Low-Maintenance Version: Choose styles that hold shape for at least two days: low ponytails, loose braids, twist-backs, and blowouts with feathered ends. These are the styles that behave when your schedule doesn’t.
Keeping the Shape Between Washes
Loose waves and blowouts usually look best on day one and day two, then need a little help from dry shampoo or a quick bend with a hot tool. Braids, twist-backs, and low buns tend to last longer — often two to four days if you sleep with them protected and don’t fuss too much.
Use a silk or satin pillowcase if you can. If not, a loose braid or a low twist before bed helps keep the front sections from crumpling into odd bends. That matters more on square faces than people think, because one flattened front piece can shift the whole balance of the cut.
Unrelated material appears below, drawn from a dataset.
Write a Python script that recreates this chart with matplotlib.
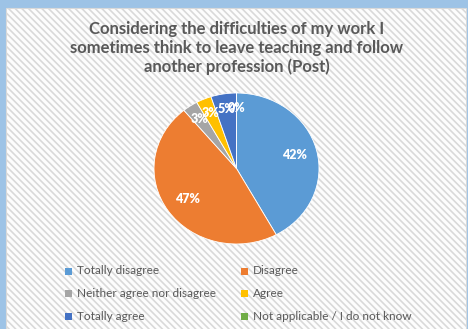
import matplotlib
matplotlib.use("Agg")
import matplotlib.pyplot as plt
from matplotlib.patches import Rectangle
import numpy as np

categories = ["Totally disagree", "Disagree", "Neither agree nor disagree",
              "Agree", "Totally agree", "Not applicable / I do not know"]
values = [42, 47, 3, 3, 5, 0]
pct_labels = ["42%", "47%", "3%", "3%", "5%", "0%"]
colors = ["#5B9BD5", "#ED7D31", "#A5A5A5", "#FFC000", "#4472C4", "#70AD47"]
title = "Considering the difficulties of my work I\nsometimes think to leave teaching and follow\nanother profession (Post)"

W, H = 468, 329
fig = plt.figure(figsize=(W / 100, H / 100), dpi=100)
fig.patch.set_facecolor("#9DC3E6")

plt.rcParams['hatch.color'] = '#F3F3F3'
plt.rcParams['hatch.linewidth'] = 1.2
bg = fig.add_axes([0, 0, 1, 1])
bg.set_xlim(0, W)
bg.set_ylim(H, 0)
bg.axis("off")
bg.add_patch(Rectangle((6, 8), 460, H, facecolor="#FDFDFD", edgecolor="#D9D9D9",
                       linewidth=0.8, hatch="\\\\\\\\\\"))

fontname = "Lato"
fig.text(237 / W, 1 - 48 / H, title, ha="center", va="center", fontsize=12,
         fontweight="bold", color="#595959", family=fontname, linespacing=1.2)

ax = fig.add_axes([154 / W, 1 - 244 / H, 165 / W, 151 / H])
wedges, _ = ax.pie(values, colors=colors, startangle=90, counterclock=False,
                   wedgeprops=dict(linewidth=0.6, edgecolor="white"))
ax.set_aspect("auto")
ax.set_xlim(-1, 1)
ax.set_ylim(-1, 1)

for w, lab, v in zip(wedges, pct_labels, values):
    ang = np.deg2rad((w.theta1 + w.theta2) / 2)
    r = 0.72 if v > 10 else 0.8
    ax.text(r * np.cos(ang), r * np.sin(ang), lab, ha="center", va="center",
            color="white", fontsize=9, fontweight="heavy", family=fontname)

# legend
for i, (lab, c) in enumerate(zip(categories, colors)):
    col, row = i % 2, i // 2
    x = 65 + col * 176
    y = 271 + row * 22.5
    bg.add_patch(Rectangle((x, y - 3.5), 7, 7, facecolor=c, edgecolor="none"))
    bg.text(x + 12, y, lab, ha="left", va="center", fontsize=8.5,
            color="#595959", family=fontname)

fig.savefig("out.png", dpi=100, facecolor=fig.get_facecolor())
For refreshes, work in small sections. Hit the crown with a little dry shampoo, re-bend only the front pieces that matter, and leave the rest alone. Over-refreshing is how long hair turns puffy and exhausted.
Frequently Asked Questions

Can square faces wear a center part?
Yes, if the cut has enough softness around the face. A center part works best with curtain bangs, cheekbone-length layers, or waves that begin below the jaw, because those details keep the face from looking too boxed in.
Are blunt bangs bad for square faces?
Not automatically, but they’re harder to get right than softer fringe. If you like blunt bangs, keep them a little textured and avoid pairing them with a straight, heavy perimeter that lands right at the jaw.
What long hair length is most flattering for a square face?
Collarbone to chest length is usually the sweet spot, because the hair has room to move without sitting in one thick block. Very long hair can still work, but it needs layers or soft waves so it doesn’t hang like a single curtain.
Do layers make a square face look wider?
Badly placed layers can, yes. Layers that start at the jaw or puff outward at the sides add width; layers that begin below the jaw and curve inward or downward do the opposite.
What if my hair is very fine?
Keep the layering long and focus on root lift, not a lot of broken-up ends. Fine hair on a square face looks best when it has shape and body near the crown, not a thin halo of short pieces around the cheeks.
Can curly hair flatter a square face without heat styling?
Absolutely. The key is shaping the curls so the widest part of the style does not sit right at the jawline. A rounded outline and a little height at the crown usually work far better than flattening the top.
Is a side part always better than a middle part?
No. A side part helps when you want asymmetry or extra softness, but a middle part can look great if the front pieces are long and the style has movement. The part is one tool, not the whole answer.
How often should long hair be trimmed to keep these shapes?
About every 8 to 12 weeks is a good rhythm for most long cuts, a little sooner if the ends fray fast or the face-framing layers lose their shape. If the front pieces stop falling where they should, the whole haircut starts to feel less intentional.
The Face-Framing Difference
Long hair and a square face can be a beautiful match when the shape is handled with a little care. The goal is not to hide the jaw or erase the angles. It’s to make the angles look like part of the design.
A good cut or style gives the face room to breathe. A better one gives it movement, lift, and a few soft edges where they matter most. Start there, and the rest gets much easier to judge — in the mirror, in photos, and in all the small real-life moments when your hair either helps or gets in the way.